## Start SOURCE MATERIAL
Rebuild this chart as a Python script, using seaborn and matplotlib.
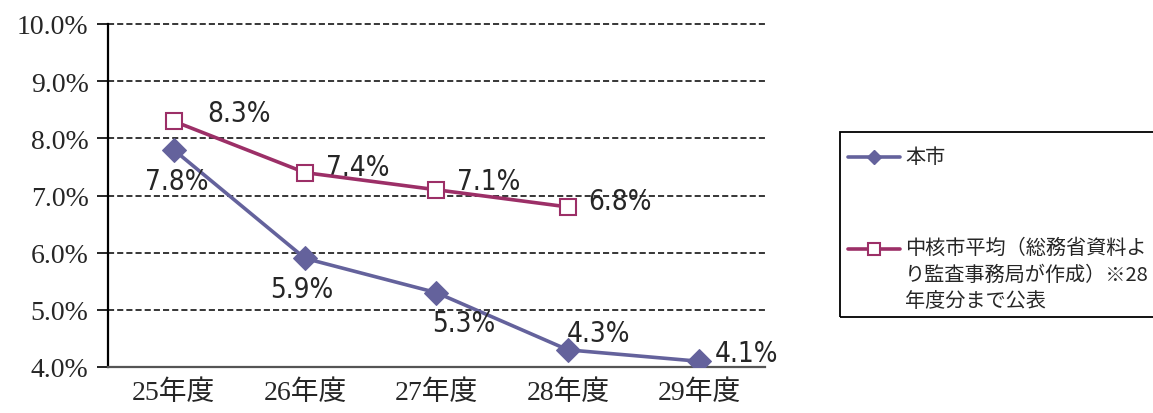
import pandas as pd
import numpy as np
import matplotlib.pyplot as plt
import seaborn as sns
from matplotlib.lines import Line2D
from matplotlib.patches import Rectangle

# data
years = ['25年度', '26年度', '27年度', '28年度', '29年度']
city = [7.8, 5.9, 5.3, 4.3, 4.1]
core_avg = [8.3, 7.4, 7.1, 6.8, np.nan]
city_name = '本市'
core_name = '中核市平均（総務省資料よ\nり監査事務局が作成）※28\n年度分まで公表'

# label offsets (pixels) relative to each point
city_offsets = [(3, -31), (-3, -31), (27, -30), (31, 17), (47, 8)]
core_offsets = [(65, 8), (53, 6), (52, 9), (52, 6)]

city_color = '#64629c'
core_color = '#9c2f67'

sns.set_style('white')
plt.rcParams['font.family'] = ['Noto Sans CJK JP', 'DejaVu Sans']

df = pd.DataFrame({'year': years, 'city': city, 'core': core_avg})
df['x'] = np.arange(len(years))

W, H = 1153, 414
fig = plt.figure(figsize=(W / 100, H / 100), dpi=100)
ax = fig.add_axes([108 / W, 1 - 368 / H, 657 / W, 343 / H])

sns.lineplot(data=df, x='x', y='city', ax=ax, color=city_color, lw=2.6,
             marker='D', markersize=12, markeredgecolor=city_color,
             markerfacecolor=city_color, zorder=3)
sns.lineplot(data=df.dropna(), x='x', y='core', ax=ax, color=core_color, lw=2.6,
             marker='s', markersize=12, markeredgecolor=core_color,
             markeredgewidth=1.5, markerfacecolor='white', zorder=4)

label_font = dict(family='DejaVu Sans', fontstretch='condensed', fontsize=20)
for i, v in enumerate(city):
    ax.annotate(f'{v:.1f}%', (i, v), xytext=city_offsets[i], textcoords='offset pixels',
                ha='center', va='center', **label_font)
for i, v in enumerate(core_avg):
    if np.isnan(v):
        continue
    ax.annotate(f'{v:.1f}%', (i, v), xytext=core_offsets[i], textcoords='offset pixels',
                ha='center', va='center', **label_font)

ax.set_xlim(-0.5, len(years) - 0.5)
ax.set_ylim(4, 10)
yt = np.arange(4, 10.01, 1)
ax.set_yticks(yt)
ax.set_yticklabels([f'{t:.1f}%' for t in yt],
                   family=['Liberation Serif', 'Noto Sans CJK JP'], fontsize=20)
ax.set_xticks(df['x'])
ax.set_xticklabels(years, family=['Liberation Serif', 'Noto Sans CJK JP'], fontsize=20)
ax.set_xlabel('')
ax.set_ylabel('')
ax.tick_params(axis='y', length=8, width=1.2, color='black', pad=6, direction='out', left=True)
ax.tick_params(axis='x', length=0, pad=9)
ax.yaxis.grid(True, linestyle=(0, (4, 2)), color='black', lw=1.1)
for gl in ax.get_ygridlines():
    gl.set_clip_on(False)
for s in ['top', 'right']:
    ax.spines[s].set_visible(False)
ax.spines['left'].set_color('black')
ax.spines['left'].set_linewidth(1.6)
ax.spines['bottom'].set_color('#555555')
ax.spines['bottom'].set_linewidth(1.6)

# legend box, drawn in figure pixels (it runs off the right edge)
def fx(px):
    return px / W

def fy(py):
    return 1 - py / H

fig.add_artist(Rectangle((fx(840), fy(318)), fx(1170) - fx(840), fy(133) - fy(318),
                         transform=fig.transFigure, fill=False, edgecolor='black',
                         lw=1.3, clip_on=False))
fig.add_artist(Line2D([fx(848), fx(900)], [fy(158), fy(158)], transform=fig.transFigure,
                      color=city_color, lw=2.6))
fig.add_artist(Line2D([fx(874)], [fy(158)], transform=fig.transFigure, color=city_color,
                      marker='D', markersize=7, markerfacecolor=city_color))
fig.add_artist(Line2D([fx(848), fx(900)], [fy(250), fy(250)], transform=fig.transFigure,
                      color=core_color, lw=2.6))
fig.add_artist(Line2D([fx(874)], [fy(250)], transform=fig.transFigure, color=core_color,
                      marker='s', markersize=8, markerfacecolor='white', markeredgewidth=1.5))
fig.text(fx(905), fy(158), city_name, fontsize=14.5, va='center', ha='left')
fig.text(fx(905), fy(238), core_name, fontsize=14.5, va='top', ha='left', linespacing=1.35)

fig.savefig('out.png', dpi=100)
## End SOURCE MATERIAL
* _WHAT THE EXERCISE ASKS_: In your copy, leave out the pictures and reproduce the material above exactly.

* _WRITTEN RESPONSE_:
Rebuild this chart as a Python script, using seaborn and matplotlib.
import pandas as pd
import numpy as np
import matplotlib.pyplot as plt
import seaborn as sns
from matplotlib.lines import Line2D
from matplotlib.patches import Rectangle

# data
years = ['25年度', '26年度', '27年度', '28年度', '29年度']
city = [7.8, 5.9, 5.3, 4.3, 4.1]
core_avg = [8.3, 7.4, 7.1, 6.8, np.nan]
city_name = '本市'
core_name = '中核市平均（総務省資料よ\nり監査事務局が作成）※28\n年度分まで公表'

# label offsets (pixels) relative to each point
city_offsets = [(3, -31), (-3, -31), (27, -30), (31, 17), (47, 8)]
core_offsets = [(65, 8), (53, 6), (52, 9), (52, 6)]

city_color = '#64629c'
core_color = '#9c2f67'

sns.set_style('white')
plt.rcParams['font.family'] = ['Noto Sans CJK JP', 'DejaVu Sans']

df = pd.DataFrame({'year': years, 'city': city, 'core': core_avg})
df['x'] = np.arange(len(years))

W, H = 1153, 414
fig = plt.figure(figsize=(W / 100, H / 100), dpi=100)
ax = fig.add_axes([108 / W, 1 - 368 / H, 657 / W, 343 / H])

sns.lineplot(data=df, x='x', y='city', ax=ax, color=city_color, lw=2.6,
             marker='D', markersize=12, markeredgecolor=city_color,
             markerfacecolor=city_color, zorder=3)
sns.lineplot(data=df.dropna(), x='x', y='core', ax=ax, color=core_color, lw=2.6,
             marker='s', markersize=12, markeredgecolor=core_color,
             markeredgewidth=1.5, markerfacecolor='white', zorder=4)

label_font = dict(family='DejaVu Sans', fontstretch='condensed', fontsize=20)
for i, v in enumerate(city):
    ax.annotate(f'{v:.1f}%', (i, v), xytext=city_offsets[i], textcoords='offset pixels',
                ha='center', va='center', **label_font)
for i, v in enumerate(core_avg):
    if np.isnan(v):
        continue
    ax.annotate(f'{v:.1f}%', (i, v), xytext=core_offsets[i], textcoords='offset pixels',
                ha='center', va='center', **label_font)

ax.set_xlim(-0.5, len(years) - 0.5)
ax.set_ylim(4, 10)
yt = np.arange(4, 10.01, 1)
ax.set_yticks(yt)
ax.set_yticklabels([f'{t:.1f}%' for t in yt],
                   family=['Liberation Serif', 'Noto Sans CJK JP'], fontsize=20)
ax.set_xticks(df['x'])
ax.set_xticklabels(years, family=['Liberation Serif', 'Noto Sans CJK JP'], fontsize=20)
ax.set_xlabel('')
ax.set_ylabel('')
ax.tick_params(axis='y', length=8, width=1.2, color='black', pad=6, direction='out', left=True)
ax.tick_params(axis='x', length=0, pad=9)
ax.yaxis.grid(True, linestyle=(0, (4, 2)), color='black', lw=1.1)
for gl in ax.get_ygridlines():
    gl.set_clip_on(False)
for s in ['top', 'right']:
    ax.spines[s].set_visible(False)
ax.spines['left'].set_color('black')
ax.spines['left'].set_linewidth(1.6)
ax.spines['bottom'].set_color('#555555')
ax.spines['bottom'].set_linewidth(1.6)

# legend box, drawn in figure pixels (it runs off the right edge)
def fx(px):
    return px / W

def fy(py):
    return 1 - py / H

fig.add_artist(Rectangle((fx(840), fy(318)), fx(1170) - fx(840), fy(133) - fy(318),
                         transform=fig.transFigure, fill=False, edgecolor='black',
                         lw=1.3, clip_on=False))
fig.add_artist(Line2D([fx(848), fx(900)], [fy(158), fy(158)], transform=fig.transFigure,
                      color=city_color, lw=2.6))
fig.add_artist(Line2D([fx(874)], [fy(158)], transform=fig.transFigure, color=city_color,
                      marker='D', markersize=7, markerfacecolor=city_color))
fig.add_artist(Line2D([fx(848), fx(900)], [fy(250), fy(250)], transform=fig.transFigure,
                      color=core_color, lw=2.6))
fig.add_artist(Line2D([fx(874)], [fy(250)], transform=fig.transFigure, color=core_color,
                      marker='s', markersize=8, markerfacecolor='white', markeredgewidth=1.5))
fig.text(fx(905), fy(158), city_name, fontsize=14.5, va='center', ha='left')
fig.text(fx(905), fy(238), core_name, fontsize=14.5, va='top', ha='left', linespacing=1.35)

fig.savefig('out.png', dpi=100)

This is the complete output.